Parce que nous aimons les portraits insolites et inoubliables chez Heode, nous sommes partis à la rencontre de vanlifeurs pas comme les autres, en ce début de printemps sur les routes !
C’est en commandant sur notre e-shop certains de nos mobiliers en kit l’été dernier pour l’aménagement de leur van "Marcel" que nous avons par hasard fait la connaissance de Céline et de Marion. Toutes deux sont éducatrices spécialisées, et forment le binôme de choc du SAMI.
Le Service d’Accrochage et de Mobilisation des Invisibles est un service créé en 2020 par l’Association Départementale de Sauvegarde de l’Enfance à l’Adolescence (ADSEA) en Eure-et-Loir.
L’équipe Heode est très fière de savoir qu’elle participe d’une certaine façon à la mise en œuvre d’associations comme le SAMI. Nous remercions sincèrement l’association ADSEA de donner du sens à ce que nous entreprenons et de nous permettre de réaliser que nous allons ensemble vers ce que nous estimons être la bonne direction pour un monde meilleur.
Si l’action de l’ADSEA se concentre sur les enfants et adolescents de 6 à 21 ans, le SAMI intervient de façon plus marginale en se focalisant sur les jeunes de 16 à 29 ans vivant en dehors des écrans-radars des services d’insertion professionnelle traditionnels.
En effet, leur isolement en zones rurales rend difficile l’accompagnement de ces jeunes qui n’ont souvent pas connaissance des aides auxquelles ils sont pourtant en droit de prétendre.
C’est donc pour rompre leur isolement et dans une démarche d’accompagnement de ces jeunes que Céline et Marion, à bord de Marcel, se rendent dans les lieux stratégiques des petits villages du département pour tenter de les repérer, les accrocher et les mobiliser.
Leurs buts ? Réinsérer les jeunes ruraux isolés dans un parcours professionnel, les rediriger vers d’autres personnes-ressources, ou tout simplement partager un moment d’échange avec eux autour d’un café au sein de leur van aménagé.

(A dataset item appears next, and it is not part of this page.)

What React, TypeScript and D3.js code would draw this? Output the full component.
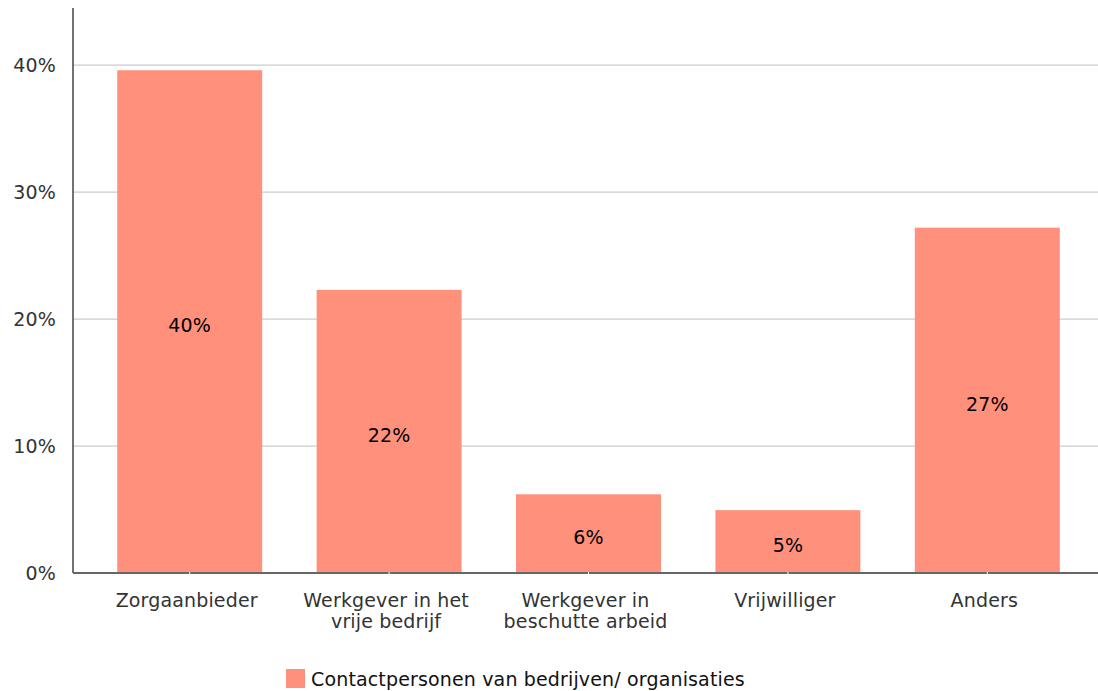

Rencontre passionnante avec Céline et Marion, entre deux déplacements sur les routes euréliennes !
Marion, Céline, pouvez-vous nous parler de votre rôle au sein du SAMI et de sa raison d’être ?
« La prise en charge par le SAMI diffère d’un service d’aide sociale à l’enfance classique. Le service proposé qui est le plus proche du nôtre est la prévention spécialisée, ou les « éducateurs de rue » qui vont opérer dans les quartiers. Leur but n’est pas seulement d’accompagner les jeunes de 16 à 21 ans, mais aussi de mobiliser leurs parents, voire l’ensemble de leur environnement proche. Par exemple, accompagner les parents à l’aide aux devoirs, réaliser des demandes administratives diverses… tout cela fait partie du quotidien de ces éducateurs spécialisés.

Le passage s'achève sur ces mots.